Exercise description: Your task is to reproduce, verbatim and without pictures, the lines from the opening of the listing through the line containing "9.25, 9.5, 9.0]".

Data provided:
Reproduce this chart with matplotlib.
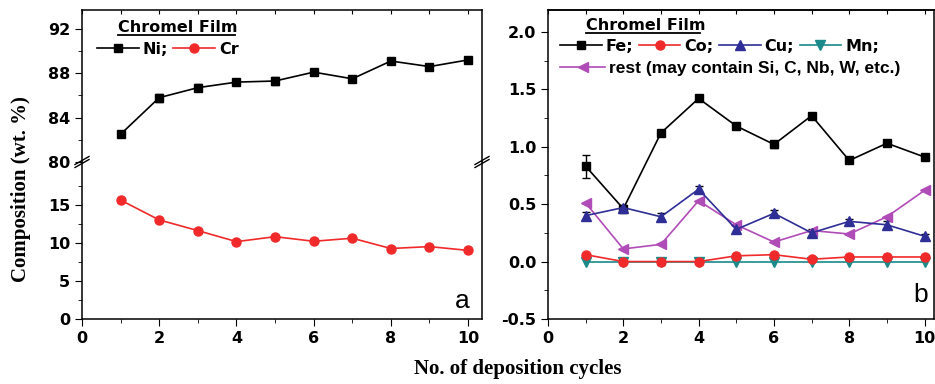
import matplotlib
matplotlib.use("Agg")
import matplotlib.pyplot as plt
from matplotlib.lines import Line2D
from matplotlib.ticker import MultipleLocator, FixedLocator

cycles = [1, 2, 3, 4, 5, 6, 7, 8, 9, 10]

ni = [82.5, 85.8, 86.7, 87.2, 87.3, 88.1, 87.5, 89.1, 88.6, 89.2]
ni_err = [0, 0.35, 0.3, 0, 0.35, 0, 0, 0, 0, 0]
cr = [15.6, 13.0, 11.6, 10.15, 10.8, 10.2, 10.6, 9.25, 9.5, 9.0]

fe = [0.83, 0.46, 1.12, 1.42, 1.18, 1.02, 1.27, 0.88, 1.03, 0.91]
fe_err = [0.1, 0, 0, 0, 0, 0.03, 0, 0, 0, 0]
co = [0.06, 0.0, 0.0, 0.0, 0.05, 0.06, 0.02, 0.04, 0.04, 0.04]
co_err = [0, 0, 0.03, 0, 0, 0, 0, 0, 0, 0]
cu = [0.40, 0.47, 0.39, 0.63, 0.28, 0.42, 0.25, 0.35, 0.32, 0.22]
cu_err = [0.03, 0.02, 0.03, 0.03, 0.03, 0.03, 0.03, 0.02, 0.03, 0.02]
mn = [0, 0, 0, 0, 0, 0, 0, 0, 0, 0]
rest = [0.51, 0.11, 0.15, 0.53, 0.32, 0.17, 0.27, 0.24, 0.39, 0.62]

RED = "#f02a2a"
BLUE = "#2e2e96"
TEAL = "#1a8a8a"
MAG = "#b04cb8"

SANS = "DejaVu Sans"
SERIF = "Liberation Serif"
plt.rcParams["font.family"] = SANS
plt.rcParams["font.weight"] = "bold"
plt.rcParams["font.size"] = 11.5
plt.rcParams["axes.linewidth"] = 1.1
plt.rcParams["axes.unicode_minus"] = False

fig = plt.figure(figsize=(9.35, 3.84), dpi=100)

L, R = 82 / 935, 482 / 935
TOP, BOT, BRK = 1 - 10 / 384, 1 - 319 / 384, 1 - 162 / 384

ax_up = fig.add_axes([L, BRK, R - L, TOP - BRK])
ax_lo = fig.add_axes([L, BOT, R - L, BRK - BOT])
ax_b = fig.add_axes([548 / 935, BOT, 934 / 935 - 548 / 935, TOP - BOT])

xmax = 10.36

# upper part (Ni)
ax_up.errorbar(cycles, ni, yerr=ni_err, color="black", marker="s",
               ms=6, lw=1.2, capsize=3, elinewidth=1)
ax_up.set_xlim(0, xmax)
ax_up.set_ylim(80, 93.7)
ax_up.spines["bottom"].set_visible(False)
ax_up.yaxis.set_major_locator(MultipleLocator(4))
ax_up.yaxis.set_minor_locator(MultipleLocator(2))
ax_up.xaxis.set_major_locator(MultipleLocator(1))
ax_up.tick_params(axis="x", bottom=False, labelbottom=False, top=True,
                  direction="in", length=3)
ax_up.tick_params(axis="y", which="major", direction="out", length=5)
ax_up.tick_params(axis="y", which="minor", direction="out", length=3)

# lower part (Cr)
ax_lo.plot(cycles, cr, color=RED, marker="o", ms=6.5, lw=1.2)
ax_lo.set_xlim(0, xmax)
ax_lo.set_ylim(0, 20.6)
ax_lo.spines["top"].set_visible(False)
ax_lo.yaxis.set_major_locator(FixedLocator([0, 5, 10, 15]))
ax_lo.yaxis.set_minor_locator(FixedLocator([2.5, 7.5, 12.5, 17.5]))
ax_lo.xaxis.set_major_locator(MultipleLocator(2))
ax_lo.xaxis.set_minor_locator(MultipleLocator(1))
ax_lo.tick_params(which="major", direction="out", length=5)
ax_lo.tick_params(which="minor", direction="out", length=3)
ax_lo.text(0.97, 0.04, "a", transform=ax_lo.transAxes, ha="right",
           va="bottom", fontsize=19, fontweight="normal",
           family="Liberation Sans")

# right panel
ax_b.errorbar(cycles, fe, yerr=fe_err, color="black", marker="s", ms=6,
              lw=1.2, capsize=3, elinewidth=1)
ax_b.errorbar(cycles, co, yerr=co_err, color=RED, marker="o", ms=6.5,
              lw=1.2, capsize=3, elinewidth=1)
ax_b.errorbar(cycles, cu, yerr=cu_err, color=BLUE, marker="^", ms=6.5,
              lw=1.2, ecolor="black", capsize=3, elinewidth=1)
ax_b.plot(cycles, mn, color=TEAL, marker="v", ms=6.5, lw=1.2)
ax_b.plot(cycles, rest, color=MAG, marker="<", ms=7, lw=1.2)
ax_b.set_xlim(0, 10.25)
ax_b.set_ylim(-0.5, 2.19)
ax_b.yaxis.set_major_locator(MultipleLocator(0.5))
ax_b.yaxis.set_minor_locator(MultipleLocator(0.25))
ax_b.xaxis.set_major_locator(MultipleLocator(2))
ax_b.xaxis.set_minor_locator(MultipleLocator(1))
ax_b.tick_params(which="major", direction="out", length=5)
ax_b.tick_params(which="minor", direction="out", length=3)
sec = ax_b.secondary_xaxis("top")
sec.xaxis.set_major_locator(MultipleLocator(1))
sec.tick_params(direction="in", length=3, labeltop=False)
ax_b.text(0.985, 0.04, "b", transform=ax_b.transAxes, ha="right",
          va="bottom", fontsize=19, fontweight="normal",
          family="Liberation Sans")


def proxy(color, marker, ms):
    return Line2D([], [], color=color, marker=marker, ms=ms, lw=1.2)


# legends
leg_kw = dict(frameon=False, handlelength=2.6, handletextpad=0.25,
              columnspacing=0.35, borderpad=0, borderaxespad=0)
prop = dict(family=SANS, weight="bold", size=11.5)

fig.text(118 / 935, 1 - 27 / 384, "Chromel Film", fontsize=11.5,
         fontweight="bold", va="center", ha="left")
fig.lines.append(Line2D([118 / 935, 235 / 935], [1 - 35 / 384] * 2,
                        transform=fig.transFigure, color="black", lw=1.3))
ax_up.legend([proxy("black", "s", 6), proxy(RED, "o", 6.5)], ["Ni;", "Cr"],
             ncol=2, loc="center left", prop=prop,
             bbox_to_anchor=(97 / 935, 1 - 49 / 384),
             bbox_transform=fig.transFigure, **leg_kw)

fig.text(586 / 935, 1 - 25 / 384, "Chromel Film", fontsize=11.5,
         fontweight="bold", va="center", ha="left")
fig.lines.append(Line2D([586 / 935, 700 / 935], [1 - 33 / 384] * 2,
                        transform=fig.transFigure, color="black", lw=1.3))
leg1 = ax_b.legend([proxy("black", "s", 6), proxy(RED, "o", 6.5),
                    proxy(BLUE, "^", 6.5), proxy(TEAL, "v", 6.5)],
                   ["Fe;", "Co;", "Cu;", "Mn;"], ncol=4, loc="center left",
                   prop=prop, bbox_to_anchor=(560 / 935, 1 - 46.5 / 384),
                   bbox_transform=fig.transFigure, **leg_kw)
ax_b.add_artist(leg1)
ax_b.legend([proxy(MAG, "<", 7)], ["rest (may contain Si, C, Nb, W, etc.)"],
            loc="center left",
            prop=dict(family="Liberation Sans", weight="bold", size=12.5),
            bbox_to_anchor=(560 / 935, 1 - 68.5 / 384),
            bbox_transform=fig.transFigure, **leg_kw)

# break marks
dx, dy, gap = 7 / 935, 4 / 384, 3 / 384
for xb in (L, R):
    for off in (-gap / 2, gap / 2):
        fig.lines.append(Line2D([xb - dx, xb + dx],
                                [BRK - dy + off, BRK + dy + off],
                                transform=fig.transFigure,
                                color="black", lw=1.0))

fig.text(0.022, 0.508, "Composition (wt. %)", rotation=90, ha="center",
         va="center", family=SERIF, fontweight="bold", fontsize=15)
fig.text(0.554, 0.039, "No. of deposition cycles", ha="center", va="center",
         family=SERIF, fontweight="bold", fontsize=15)

fig.savefig("out.png", dpi=100)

Answer to this exercise:
Reproduce this chart with matplotlib.
import matplotlib
matplotlib.use("Agg")
import matplotlib.pyplot as plt
from matplotlib.lines import Line2D
from matplotlib.ticker import MultipleLocator, FixedLocator

cycles = [1, 2, 3, 4, 5, 6, 7, 8, 9, 10]

ni = [82.5, 85.8, 86.7, 87.2, 87.3, 88.1, 87.5, 89.1, 88.6, 89.2]
ni_err = [0, 0.35, 0.3, 0, 0.35, 0, 0, 0, 0, 0]
cr = [15.6, 13.0, 11.6, 10.15, 10.8, 10.2, 10.6, 9.25, 9.5, 9.0]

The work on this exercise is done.